If you are looking to buy or refinance a home, purchase a new car or even get car insurance, your credit score will have a big impact on the rates you’ll be able to get. In some cases, your credit score can help you get a better loan interest rate or less expensive insurance price. Your credit score is directly linked to the information contained in your credit report, so making sure that your report is as clean and accurate as it can be will help you get the best terms on your financial transactions.
You actually have three credit reports, one with each of the three main credit bureaus, Experian, TransUnion and Equifax. You’ll need to check each report for accuracy at least once a year, and prior to completing an application for a loan. Thankfully, the three bureaus use the same format, so you can simply repeat the same tasks for each to be sure your report is as good as it can be.
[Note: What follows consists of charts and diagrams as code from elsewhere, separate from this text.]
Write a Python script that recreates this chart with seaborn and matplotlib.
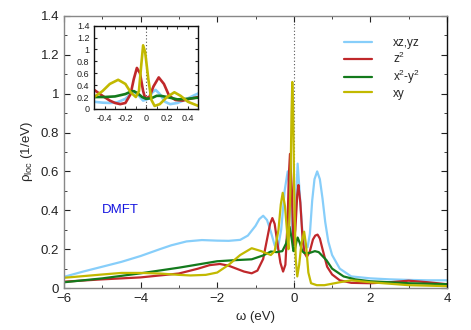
import numpy as np
import pandas as pd
import matplotlib
matplotlib.use("Agg")
import matplotlib.pyplot as plt
import seaborn as sns
from matplotlib.ticker import MultipleLocator

# orbital names and colours
orbitals=["xz,yz","z$^2$","x$^2$-y$^2$","xy"]
colors=["#87cefa","#c0282b","#137a1c","#c2b900"]

# main panel, omega (eV) and rho_loc (1/eV)
w_xz=[-6,-5.5,-5,-4.5,-4,-3.5,-3.2,-2.8,-2.4,-2.0,-1.7,-1.4,-1.2,-1.0,-0.9,-0.8,-0.7,-0.6,-0.5,-0.42,-0.33,-0.24,-0.16,-0.1,-0.04,0.0,0.05,0.1,0.15,0.22,0.3,0.36,0.42,0.48,0.54,0.61,0.68,0.75,0.82,0.9,1.0,1.2,1.5,2,2.5,3,3.5,4]
r_xz=[0.058,0.085,0.11,0.135,0.165,0.2,0.22,0.24,0.247,0.244,0.243,0.248,0.27,0.32,0.355,0.372,0.35,0.29,0.22,0.2,0.3,0.5,0.6,0.5,0.3,0.22,0.42,0.64,0.5,0.3,0.21,0.21,0.28,0.45,0.56,0.6,0.56,0.46,0.34,0.24,0.17,0.1,0.06,0.05,0.045,0.042,0.04,0.04]
w_z2=[-6,-5,-4,-3,-2.5,-2.2,-1.93,-1.7,-1.5,-1.3,-1.1,-0.95,-0.8,-0.7,-0.62,-0.56,-0.5,-0.42,-0.35,-0.28,-0.22,-0.16,-0.13,-0.1,-0.05,-0.01,0.04,0.09,0.12,0.17,0.23,0.28,0.34,0.42,0.5,0.56,0.62,0.68,0.75,0.87,1.0,1.2,1.5,2,2.5,3,3.5,4]
r_z2=[0.033,0.045,0.055,0.075,0.1,0.118,0.124,0.115,0.1,0.085,0.076,0.09,0.15,0.25,0.33,0.36,0.33,0.22,0.13,0.085,0.12,0.35,0.58,0.69,0.5,0.22,0.3,0.48,0.53,0.44,0.25,0.18,0.16,0.19,0.25,0.27,0.275,0.255,0.2,0.11,0.07,0.04,0.027,0.025,0.03,0.038,0.03,0.02]
w_x2y2=[-6,-5,-4,-3,-2,-1.5,-1.1,-0.8,-0.6,-0.45,-0.3,-0.2,-0.15,-0.11,-0.06,-0.01,0.03,0.07,0.1,0.16,0.22,0.28,0.4,0.55,0.65,0.85,1.0,1.3,1.6,2,3,4]
r_x2y2=[0.03,0.05,0.076,0.105,0.138,0.144,0.148,0.168,0.188,0.185,0.19,0.23,0.28,0.315,0.26,0.19,0.2,0.24,0.26,0.23,0.19,0.18,0.18,0.19,0.185,0.144,0.1,0.06,0.045,0.035,0.025,0.02]
w_xy=[-6,-5,-4.5,-4,-3.5,-3,-2.7,-2.3,-2.0,-1.7,-1.4,-1.1,-0.85,-0.6,-0.5,-0.4,-0.34,-0.29,-0.23,-0.18,-0.14,-0.09,-0.06,-0.04,-0.02,0.01,0.05,0.09,0.14,0.2,0.27,0.32,0.38,0.45,0.6,0.8,1.2,1.5,2,3,4]
r_xy=[0.053,0.07,0.078,0.078,0.075,0.068,0.065,0.068,0.08,0.12,0.17,0.205,0.19,0.17,0.19,0.3,0.43,0.49,0.42,0.3,0.2,0.5,0.9,1.06,0.95,0.5,0.15,0.06,0.12,0.23,0.29,0.22,0.08,0.025,0.015,0.015,0.03,0.04,0.03,0.015,0.01]

# inset, low energy window
iw_xz=[-0.5,-0.42,-0.35,-0.28,-0.2,-0.15,-0.12,-0.08,-0.03,0.02,0.06,0.09,0.13,0.18,0.23,0.3,0.38,0.45,0.5]
ir_xz=[0.12,0.105,0.1,0.11,0.17,0.25,0.29,0.24,0.14,0.17,0.28,0.32,0.25,0.12,0.08,0.1,0.16,0.22,0.26]
iw_z2=[-0.5,-0.42,-0.35,-0.3,-0.25,-0.2,-0.15,-0.12,-0.09,-0.06,-0.03,-0.01,0.03,0.07,0.12,0.17,0.22,0.28,0.35,0.42,0.5]
ir_z2=[0.32,0.22,0.14,0.1,0.08,0.1,0.25,0.5,0.69,0.6,0.3,0.18,0.2,0.38,0.53,0.42,0.22,0.15,0.14,0.17,0.2]
iw_x2y2=[-0.5,-0.4,-0.3,-0.2,-0.15,-0.12,-0.08,-0.04,0.0,0.05,0.1,0.14,0.2,0.3,0.4,0.5]
ir_x2y2=[0.2,0.2,0.21,0.25,0.29,0.3,0.26,0.2,0.17,0.18,0.22,0.22,0.2,0.16,0.17,0.19]
iw_xy=[-0.5,-0.42,-0.35,-0.27,-0.2,-0.15,-0.1,-0.07,-0.05,-0.03,-0.01,0.02,0.05,0.08,0.13,0.2,0.27,0.33,0.4,0.5]
ir_xy=[0.2,0.3,0.42,0.49,0.42,0.28,0.2,0.3,0.7,1.07,0.95,0.5,0.15,0.05,0.08,0.2,0.28,0.22,0.12,0.05]

def long_table(ws,rs):
    frames=[pd.DataFrame({"w":w,"rho":r,"orb":o}) for w,r,o in zip(ws,rs,orbitals)]
    return pd.concat(frames,ignore_index=True)

main_df=long_table([w_xz,w_z2,w_x2y2,w_xy],[r_xz,r_z2,r_x2y2,r_xy])
inset_df=long_table([iw_xz,iw_z2,iw_x2y2,iw_xy],[ir_xz,ir_z2,ir_x2y2,ir_xy])
pal=dict(zip(orbitals,colors))

sns.set_style("ticks")
plt.rcParams["font.family"]=["Liberation Sans","DejaVu Sans"]
plt.rcParams["mathtext.fontset"]="custom"
plt.rcParams["mathtext.rm"]="Liberation Sans"
plt.rcParams["mathtext.it"]="Liberation Sans:italic"

fig=plt.figure(figsize=(4.71,3.30),dpi=100)
ax=fig.add_axes([0.136,0.127,0.813,0.825])
sns.lineplot(data=main_df,x="w",y="rho",hue="orb",palette=pal,estimator=None,sort=False,linewidth=1.6,ax=ax,legend=False)
ax.axvline(0,color="#555555",linestyle=(0,(1,2)),linewidth=0.8,zorder=0)
ax.set_xlim(-6,4)
ax.set_ylim(0,1.4)
ax.xaxis.set_major_locator(MultipleLocator(2))
ax.xaxis.set_minor_locator(MultipleLocator(1))
ax.yaxis.set_major_locator(MultipleLocator(0.2))
ax.yaxis.set_minor_locator(MultipleLocator(0.1))
ax.set_yticklabels([f"{v:g}" for v in ax.get_yticks()])
ax.tick_params(which="both",direction="in",top=True,right=True,labelsize=9.5,colors="#222222")
ax.tick_params(which="major",length=4)
ax.tick_params(which="minor",length=2.5)
for s in ["left","bottom","top"]:
    ax.spines[s].set_color("#888888")
ax.spines["right"].set_color("#111111")
for s in ax.spines.values():
    s.set_linewidth(1.0)
ax.set_xlabel("ω (eV)",fontsize=9.5)
ax.set_ylabel("ρ$_{\\rm loc}$ (1/eV)",fontsize=9.5)
ax.text(-5,0.4,"DMFT",color="#1515e0",fontsize=9.5,va="center")

# legend drawn as proxy lines
handles=[plt.Line2D([],[],color=c,linewidth=1.6) for c in colors]
ax.legend(handles,orbitals,loc="upper left",bbox_to_anchor=(0.718,0.94),frameon=False,fontsize=8.5,handlelength=2.4,handletextpad=1.8,labelspacing=0.15,borderaxespad=0)

ins=fig.add_axes([0.200,0.670,0.221,0.252])
sns.lineplot(data=inset_df,x="w",y="rho",hue="orb",palette=pal,estimator=None,sort=False,linewidth=1.9,ax=ins,legend=False)
ins.axvline(0,color="#555555",linestyle=(0,(1,2)),linewidth=0.8,zorder=0)
ins.set_xlim(-0.5,0.5)
ins.set_ylim(0,1.4)
ins.xaxis.set_major_locator(MultipleLocator(0.2))
ins.xaxis.set_minor_locator(MultipleLocator(0.1))
ins.yaxis.set_major_locator(MultipleLocator(0.2))
ins.set_xticklabels([f"{v:g}" for v in ins.get_xticks()])
ins.set_yticklabels([f"{v:g}" for v in ins.get_yticks()])
ins.tick_params(which="both",direction="in",top=True,right=True,labelsize=6.5,colors="#222222",length=2.5)
ins.set_xlabel("")
ins.set_ylabel("")
for s in ins.spines.values():
    s.set_color("#111111")
    s.set_linewidth(1.0)

fig.savefig("out.png",dpi=100)
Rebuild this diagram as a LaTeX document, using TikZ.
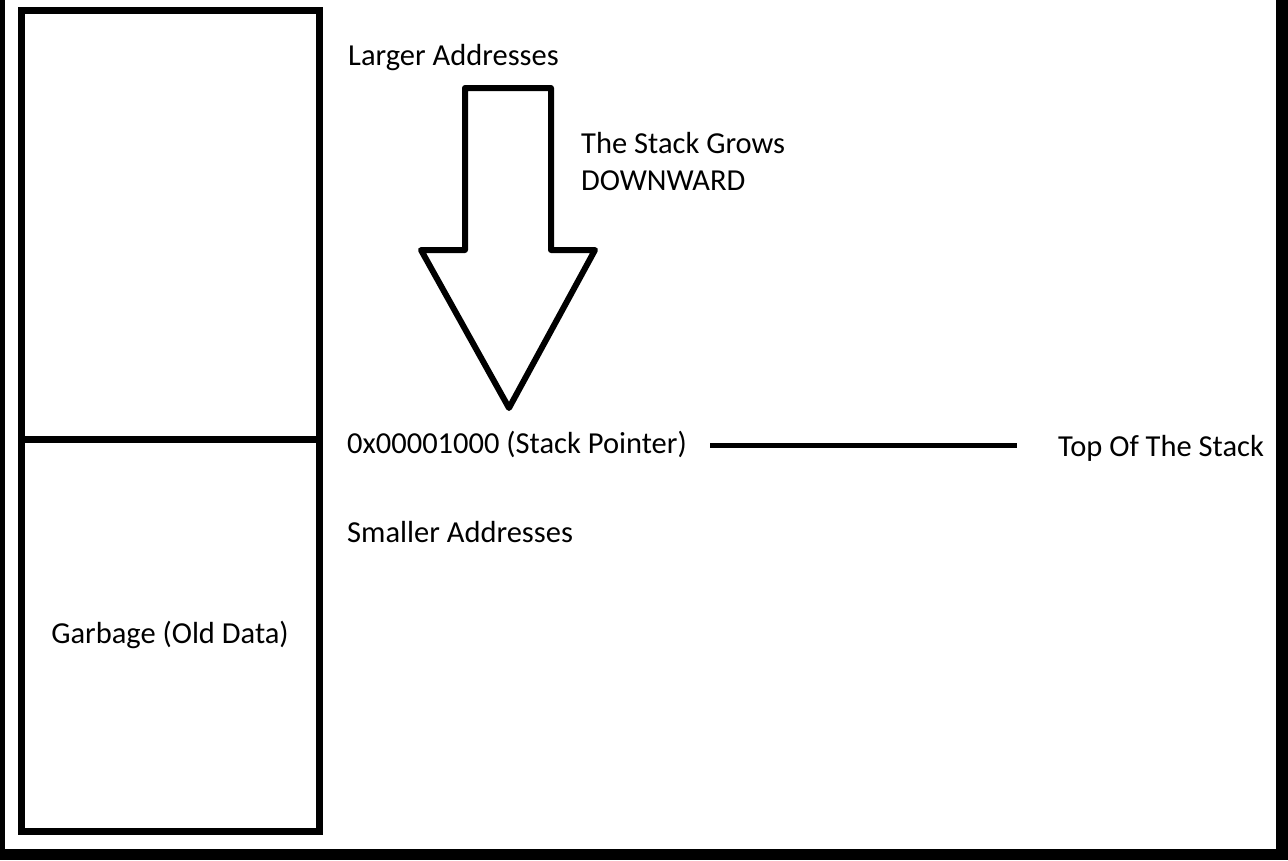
\documentclass[tikz,border=0pt]{standalone}
\usepackage{fontspec}
\setmainfont{Carlito}
\begin{document}
\begin{tikzpicture}[x=1pt,y=-1pt,
  lbl/.style={inner sep=0pt, anchor=base west, font=\fontsize{30.5}{36}\selectfont},
  membox/.style={draw, line width=7pt, inner sep=0pt, font=\fontsize{30.5}{36}\selectfont},
  bigarrow/.style={draw, line width=6pt, line join=round},
  tosline/.style={line width=5pt}]
\useasboundingbox (0,0) rectangle (1288,860);
% frame strips
\fill (0,0) rectangle (5,860);
\fill (0,849) rectangle (1288,860);
\fill (1276,0) rectangle (1288,860);
% memory boxes
\node[membox, minimum width=298pt, minimum height=429pt] (upper) at (170,224.5) {};
\node[membox, minimum width=298pt, minimum height=392pt] (lower) at (170,635) {Garbage (Old Data)};
% arrow
\draw[bigarrow] (465,88) -- (551,88) -- (551,250) -- (595,250) -- (509,408) -- (421,250) -- (465,250) -- cycle;
% labels
\node[lbl] (larger) at (348,65) {Larger Addresses};
\node[lbl] (grows) at (581,153) {The Stack Grows};
\node[lbl] (down) at (581,190) {DOWNWARD};
\node[lbl] (sp) at (347,453) {0x00001000 (Stack Pointer)};
\node[lbl] (smaller) at (347,542) {Smaller Addresses};
\node[lbl] (tos) at (1058,456) {Top Of The Stack};
% connector
\coordinate (la) at (710,445);
\coordinate (lb) at (1017,445);
\draw[tosline] (la) -- (lb);
\end{tikzpicture}
\end{document}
The report areas are detailed below, along with tips about what these sections should ideally include – and some potential problems to watch out for.
Identification and personal information:
The first section you’ll see contains information about you – your name, address, social security number and your date of birth. Double check this section for accuracy and completeness; it sounds silly, but mistakes happen and you want to make sure all of the information is actually yours.
This is likely the largest section of the report, and lists each company who has granted you credit, along with a record of how you have used that credit. You’ll find current and past accounts here – most types of credit stay on your report for 7 years.
For this section, you’ll usually see the name of the entity that you owe money to – so your mortgage company, the finance company for your car, and credit cards, if you have them, will be listed here. Each listing will contain the name of the business, your account number, and the type of account it is. You’ll also find details about the account status-is it open or closed, paid in full or still outstanding? These details can be found in this section. Double check each listing to be sure it is identified correctly. A few of the abbreviations you may see in this section include:
I – Individual Account
U – Undesignated Account
J – Joint Account
A – Authorized User on Account
C – Co-maker/Co-signer on Account
S – Shared Account
Each listing will also provide the details about how you have managed the account, including your payment history (on time payments are obviously best), any late payments of 30, 60, 90 days or more, charge offs and accounts sent to collections. You’ll also see details about the total amount you borrowed, how much you’ve paid back and what your current balance is. Some credit reporting errors use numbers to represent payment history – 0s and 1s are good, high numbers are bad.
Review this section very carefully, and double check it against your own records. The information here, even if it shows you paid everything on time, can damage your credit score if it is not correct. Why? Because if your utilization is shown as too high, meaning it looks like you are using every dime of your available credit, your score will suffer. If your balances are incorrect, or an account that has a zero balance is actually showing a different amount, you may need to correct this information.
This is the section that you should review most carefully, since it is the one most likely to contain errors – and those errors can cost you big when your credit score is calculated. Collection agencies are notorious for putting inaccurate information on credit reports, and even a single collection account can damage your score.
Review each collection account for the following:
Is it yours? Incorrect accounts or accounts that belong to someone else are a common mistake.
Is it valid? If it is your account, should it be listed as a collection at all? If something was paid to the original creditor and is mistakenly listed as collections, you’ll need to dispute it and clear it off. Check to make sure the account should really be with collections in the first place.
Is the debt within the seven year reporting period? A debt from 1990 should not be included on your report since it is more than 7 years old, as long as it has had no activity. You’ll need to ask for validation or even begin a dispute process to have old or outdated information removed from your account.
For this section, blank is a good thing – anything listed here will negatively impact your credit score. This section will contain liens that have been placed against your property, lawsuits you’ve lost and other unpleasant items. Double check to see if there is anything listed here that shouldn’t be, and fix any errors promptly.
This final section details the different agencies that have requested a peek at your credit report. You may see some familiar names here -if you’ve applied for a loan, gotten insurance or even applied for a job in some industries the entity you applied with may take a peek at your report. More of this type of inquiry, particularly credit applications generated by you, can impact your score and you should avoid applying for many different things at once, since they will show up here.
You’ll also see a bunch of companies you’ve never heard of in this section – a basic copy of your credit history may have been pulled for promotional purposes. If you’ve ever received an offer of a credit card or loan in the mail, this is where that company got your information and made an initial determination that you might be a good customer. Promotional inquiries like this do not impact your credit score, though opting not to receive them may reduce the amount of junk mail you receive.
Once you’ve read through your report, you can spot any areas that need to be changed or addressed-highlight these with a bright marker as you review and you’ll know how much work you’ll have to do to repair your credit. Once you get a handle on reading and understanding your report, you can begin to take control of your own financial outlook and start getting better terms and rates.